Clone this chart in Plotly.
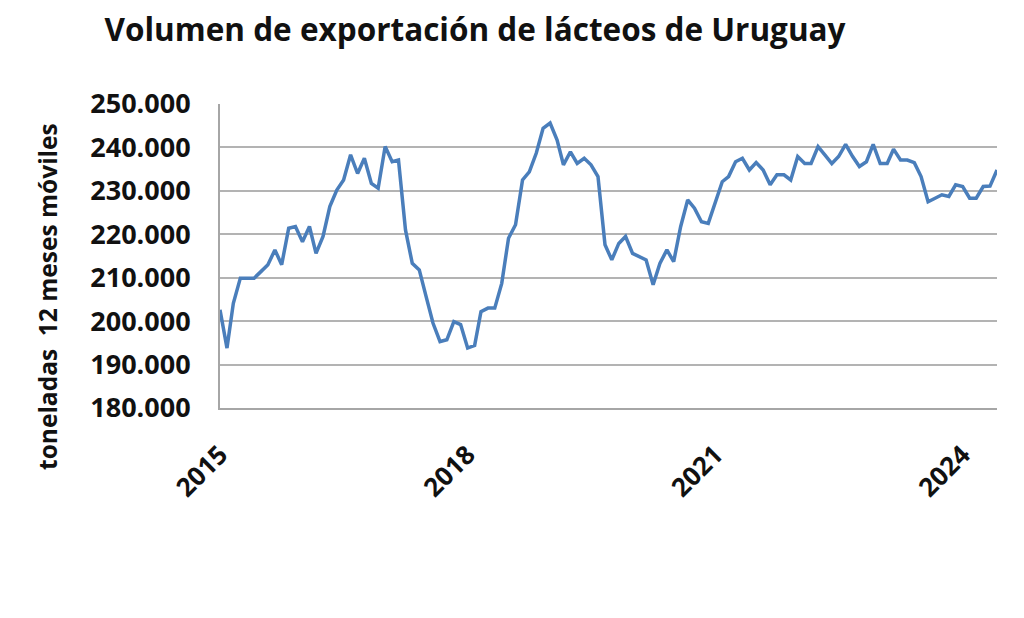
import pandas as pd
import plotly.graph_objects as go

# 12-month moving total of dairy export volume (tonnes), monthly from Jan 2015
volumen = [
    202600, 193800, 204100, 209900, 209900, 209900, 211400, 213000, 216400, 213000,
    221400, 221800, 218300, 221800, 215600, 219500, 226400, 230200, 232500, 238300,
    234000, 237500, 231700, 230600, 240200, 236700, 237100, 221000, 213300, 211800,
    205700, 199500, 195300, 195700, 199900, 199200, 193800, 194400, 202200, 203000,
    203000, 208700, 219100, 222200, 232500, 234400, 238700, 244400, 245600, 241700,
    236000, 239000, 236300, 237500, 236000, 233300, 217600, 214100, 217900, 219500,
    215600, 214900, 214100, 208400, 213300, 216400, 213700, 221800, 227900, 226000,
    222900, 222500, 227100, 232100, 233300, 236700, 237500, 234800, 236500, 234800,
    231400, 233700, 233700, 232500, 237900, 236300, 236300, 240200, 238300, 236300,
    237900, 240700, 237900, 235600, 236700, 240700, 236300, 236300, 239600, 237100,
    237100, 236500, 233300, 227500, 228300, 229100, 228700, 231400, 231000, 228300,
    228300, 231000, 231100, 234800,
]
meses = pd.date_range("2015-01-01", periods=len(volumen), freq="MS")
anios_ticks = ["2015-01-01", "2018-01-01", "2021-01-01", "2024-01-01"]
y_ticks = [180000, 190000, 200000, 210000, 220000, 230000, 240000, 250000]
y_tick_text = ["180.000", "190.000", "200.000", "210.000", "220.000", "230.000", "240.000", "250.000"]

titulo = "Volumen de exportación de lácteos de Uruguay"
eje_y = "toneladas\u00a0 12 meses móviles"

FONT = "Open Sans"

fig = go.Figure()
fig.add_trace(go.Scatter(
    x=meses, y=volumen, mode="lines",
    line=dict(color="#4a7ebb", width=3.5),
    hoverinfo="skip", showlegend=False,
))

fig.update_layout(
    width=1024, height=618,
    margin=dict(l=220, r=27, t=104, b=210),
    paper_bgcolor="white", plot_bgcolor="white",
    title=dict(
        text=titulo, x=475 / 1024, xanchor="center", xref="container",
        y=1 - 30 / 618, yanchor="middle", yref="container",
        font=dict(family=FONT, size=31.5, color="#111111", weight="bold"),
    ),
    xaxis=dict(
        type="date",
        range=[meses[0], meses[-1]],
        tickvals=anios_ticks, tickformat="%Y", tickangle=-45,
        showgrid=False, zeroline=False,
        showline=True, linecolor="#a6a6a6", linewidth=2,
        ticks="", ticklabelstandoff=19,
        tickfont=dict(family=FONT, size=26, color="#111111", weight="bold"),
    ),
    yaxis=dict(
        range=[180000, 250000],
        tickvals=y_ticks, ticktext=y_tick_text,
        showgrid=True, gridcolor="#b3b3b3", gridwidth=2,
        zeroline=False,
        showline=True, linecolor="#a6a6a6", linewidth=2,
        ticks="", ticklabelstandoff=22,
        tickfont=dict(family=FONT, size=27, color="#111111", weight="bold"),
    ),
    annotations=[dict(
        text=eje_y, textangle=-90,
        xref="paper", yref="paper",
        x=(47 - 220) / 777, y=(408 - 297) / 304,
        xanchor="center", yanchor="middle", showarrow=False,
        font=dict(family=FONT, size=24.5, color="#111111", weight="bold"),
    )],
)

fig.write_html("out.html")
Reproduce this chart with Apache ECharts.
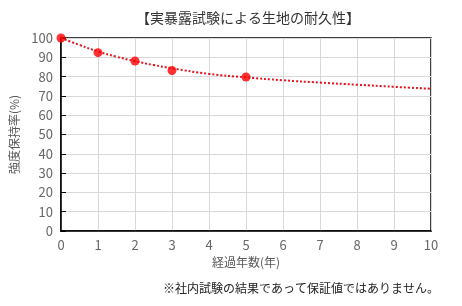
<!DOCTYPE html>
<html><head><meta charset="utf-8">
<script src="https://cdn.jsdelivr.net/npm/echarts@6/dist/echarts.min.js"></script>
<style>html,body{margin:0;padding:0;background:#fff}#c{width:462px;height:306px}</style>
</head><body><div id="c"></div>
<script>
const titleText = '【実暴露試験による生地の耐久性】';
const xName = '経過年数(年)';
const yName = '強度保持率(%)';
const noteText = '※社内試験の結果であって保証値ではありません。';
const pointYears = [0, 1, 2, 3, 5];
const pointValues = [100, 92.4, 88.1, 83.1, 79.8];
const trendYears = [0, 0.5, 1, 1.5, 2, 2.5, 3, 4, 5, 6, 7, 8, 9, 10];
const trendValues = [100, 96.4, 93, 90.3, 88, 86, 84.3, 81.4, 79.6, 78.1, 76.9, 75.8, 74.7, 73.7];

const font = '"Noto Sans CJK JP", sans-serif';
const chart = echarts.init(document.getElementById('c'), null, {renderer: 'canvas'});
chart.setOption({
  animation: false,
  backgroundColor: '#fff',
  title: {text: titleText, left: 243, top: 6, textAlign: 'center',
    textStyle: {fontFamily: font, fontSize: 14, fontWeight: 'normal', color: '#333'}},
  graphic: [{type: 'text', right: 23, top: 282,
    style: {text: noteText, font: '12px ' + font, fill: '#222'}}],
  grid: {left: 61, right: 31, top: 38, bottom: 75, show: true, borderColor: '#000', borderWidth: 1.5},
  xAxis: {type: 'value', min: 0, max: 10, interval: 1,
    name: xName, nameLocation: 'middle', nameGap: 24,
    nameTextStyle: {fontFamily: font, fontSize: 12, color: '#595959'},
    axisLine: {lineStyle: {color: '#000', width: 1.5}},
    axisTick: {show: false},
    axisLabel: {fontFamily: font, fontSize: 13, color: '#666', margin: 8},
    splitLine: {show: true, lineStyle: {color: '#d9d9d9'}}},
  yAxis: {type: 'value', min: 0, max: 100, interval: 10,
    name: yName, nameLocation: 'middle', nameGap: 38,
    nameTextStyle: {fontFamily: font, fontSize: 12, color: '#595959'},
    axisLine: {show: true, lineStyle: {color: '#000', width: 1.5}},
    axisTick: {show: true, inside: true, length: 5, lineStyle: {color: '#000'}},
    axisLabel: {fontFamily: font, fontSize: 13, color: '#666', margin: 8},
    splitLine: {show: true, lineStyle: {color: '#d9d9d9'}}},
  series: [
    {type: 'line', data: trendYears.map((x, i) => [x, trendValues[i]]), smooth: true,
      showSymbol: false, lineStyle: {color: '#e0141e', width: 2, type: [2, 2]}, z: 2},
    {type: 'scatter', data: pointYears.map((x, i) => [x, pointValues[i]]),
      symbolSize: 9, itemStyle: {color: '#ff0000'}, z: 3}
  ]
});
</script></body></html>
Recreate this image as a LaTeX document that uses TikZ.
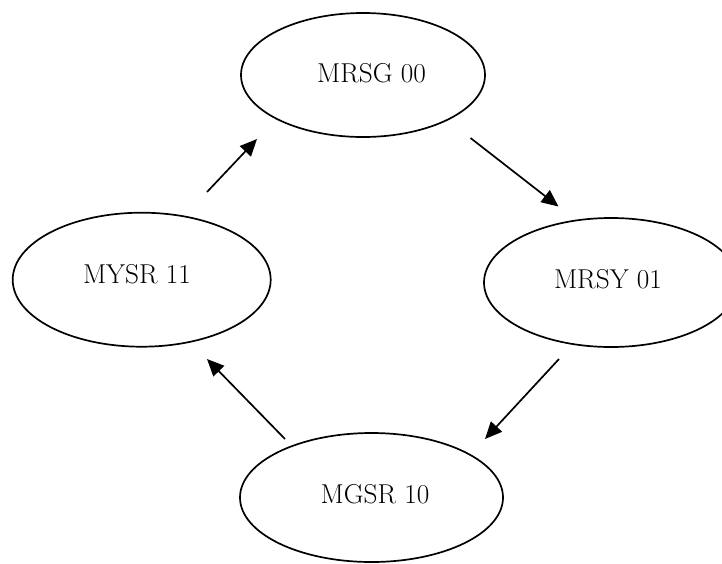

◆ TASK DESCRIPTION ◆
Repeat everything in the records precisely. Images are excluded from the copy.

◆ SOLUTION TO THIS EXERCISE ◆
Clone this chart in Plotly.
import pandas as pd
import plotly.graph_objects as go

# 12-month moving total of dairy export volume (tonnes), monthly from Jan 2015
volumen = [
    202600, 193800, 204100, 209900, 209900, 209900, 211400, 213000, 216400, 213000,
    221400, 221800, 218300, 221800, 215600, 219500, 226400, 230200, 232500, 238300,
    234000, 237500, 231700, 230600, 240200, 236700, 237100, 221000, 213300, 211800,
    205700, 199500, 195300, 195700, 199900, 199200, 193800, 194400, 202200, 203000,
    203000, 208700, 219100, 222200, 232500, 234400, 238700, 244400, 245600, 241700,
    236000, 239000, 236300, 237500, 236000, 233300, 217600, 214100, 217900, 219500,
    215600, 214900, 214100, 208400, 213300, 216400, 213700, 221800, 227900, 226000,
    222900, 222500, 227100, 232100, 233300, 236700, 237500, 234800, 236500, 234800,
    231400, 233700, 233700, 232500, 237900, 236300, 236300, 240200, 238300, 236300,
    237900, 240700, 237900, 235600, 236700, 240700, 236300, 236300, 239600, 237100,
    237100, 236500, 233300, 227500, 228300, 229100, 228700, 231400, 231000, 228300,
    228300, 231000, 231100, 234800,
]
meses = pd.date_range("2015-01-01", periods=len(volumen), freq="MS")
anios_ticks = ["2015-01-01", "2018-01-01", "2021-01-01", "2024-01-01"]
y_ticks = [180000, 190000, 200000, 210000, 220000, 230000, 240000, 250000]
y_tick_text = ["180.000", "190.000", "200.000", "210.000", "220.000", "230.000", "240.000", "250.000"]

titulo = "Volumen de exportación de lácteos de Uruguay"
eje_y = "toneladas\u00a0 12 meses móviles"

FONT = "Open Sans"

fig = go.Figure()
fig.add_trace(go.Scatter(
    x=meses, y=volumen, mode="lines",
    line=dict(color="#4a7ebb", width=3.5),
    hoverinfo="skip", showlegend=False,
))

fig.update_layout(
    width=1024, height=618,
    margin=dict(l=220, r=27, t=104, b=210),
    paper_bgcolor="white", plot_bgcolor="white",
    title=dict(
        text=titulo, x=475 / 1024, xanchor="center", xref="container",
        y=1 - 30 / 618, yanchor="middle", yref="container",
        font=dict(family=FONT, size=31.5, color="#111111", weight="bold"),
    ),
    xaxis=dict(
        type="date",
        range=[meses[0], meses[-1]],
        tickvals=anios_ticks, tickformat="%Y", tickangle=-45,
        showgrid=False, zeroline=False,
        showline=True, linecolor="#a6a6a6", linewidth=2,
        ticks="", ticklabelstandoff=19,
        tickfont=dict(family=FONT, size=26, color="#111111", weight="bold"),
    ),
    yaxis=dict(
        range=[180000, 250000],
        tickvals=y_ticks, ticktext=y_tick_text,
        showgrid=True, gridcolor="#b3b3b3", gridwidth=2,
        zeroline=False,
        showline=True, linecolor="#a6a6a6", linewidth=2,
        ticks="", ticklabelstandoff=22,
        tickfont=dict(family=FONT, size=27, color="#111111", weight="bold"),
    ),
    annotations=[dict(
        text=eje_y, textangle=-90,
        xref="paper", yref="paper",
        x=(47 - 220) / 777, y=(408 - 297) / 304,
        xanchor="center", yanchor="middle", showarrow=False,
        font=dict(family=FONT, size=24.5, color="#111111", weight="bold"),
    )],
)

fig.write_html("out.html")
Reproduce this chart with Apache ECharts.
<!DOCTYPE html>
<html><head><meta charset="utf-8">
<script src="https://cdn.jsdelivr.net/npm/echarts@6/dist/echarts.min.js"></script>
<style>html,body{margin:0;padding:0;background:#fff}#c{width:462px;height:306px}</style>
</head><body><div id="c"></div>
<script>
const titleText = '【実暴露試験による生地の耐久性】';
const xName = '経過年数(年)';
const yName = '強度保持率(%)';
const noteText = '※社内試験の結果であって保証値ではありません。';
const pointYears = [0, 1, 2, 3, 5];
const pointValues = [100, 92.4, 88.1, 83.1, 79.8];
const trendYears = [0, 0.5, 1, 1.5, 2, 2.5, 3, 4, 5, 6, 7, 8, 9, 10];
const trendValues = [100, 96.4, 93, 90.3, 88, 86, 84.3, 81.4, 79.6, 78.1, 76.9, 75.8, 74.7, 73.7];

const font = '"Noto Sans CJK JP", sans-serif';
const chart = echarts.init(document.getElementById('c'), null, {renderer: 'canvas'});
chart.setOption({
  animation: false,
  backgroundColor: '#fff',
  title: {text: titleText, left: 243, top: 6, textAlign: 'center',
    textStyle: {fontFamily: font, fontSize: 14, fontWeight: 'normal', color: '#333'}},
  graphic: [{type: 'text', right: 23, top: 282,
    style: {text: noteText, font: '12px ' + font, fill: '#222'}}],
  grid: {left: 61, right: 31, top: 38, bottom: 75, show: true, borderColor: '#000', borderWidth: 1.5},
  xAxis: {type: 'value', min: 0, max: 10, interval: 1,
    name: xName, nameLocation: 'middle', nameGap: 24,
    nameTextStyle: {fontFamily: font, fontSize: 12, color: '#595959'},
    axisLine: {lineStyle: {color: '#000', width: 1.5}},
    axisTick: {show: false},
    axisLabel: {fontFamily: font, fontSize: 13, color: '#666', margin: 8},
    splitLine: {show: true, lineStyle: {color: '#d9d9d9'}}},
  yAxis: {type: 'value', min: 0, max: 100, interval: 10,
    name: yName, nameLocation: 'middle', nameGap: 38,
    nameTextStyle: {fontFamily: font, fontSize: 12, color: '#595959'},
    axisLine: {show: true, lineStyle: {color: '#000', width: 1.5}},
    axisTick: {show: true, inside: true, length: 5, lineStyle: {color: '#000'}},
    axisLabel: {fontFamily: font, fontSize: 13, color: '#666', margin: 8},
    splitLine: {show: true, lineStyle: {color: '#d9d9d9'}}},
  series: [
    {type: 'line', data: trendYears.map((x, i) => [x, trendValues[i]]), smooth: true,
      showSymbol: false, lineStyle: {color: '#e0141e', width: 2, type: [2, 2]}, z: 2},
    {type: 'scatter', data: pointYears.map((x, i) => [x, pointValues[i]]),
      symbolSize: 9, itemStyle: {color: '#ff0000'}, z: 3}
  ]
});
</script></body></html>
Recreate this image as a LaTeX document that uses TikZ.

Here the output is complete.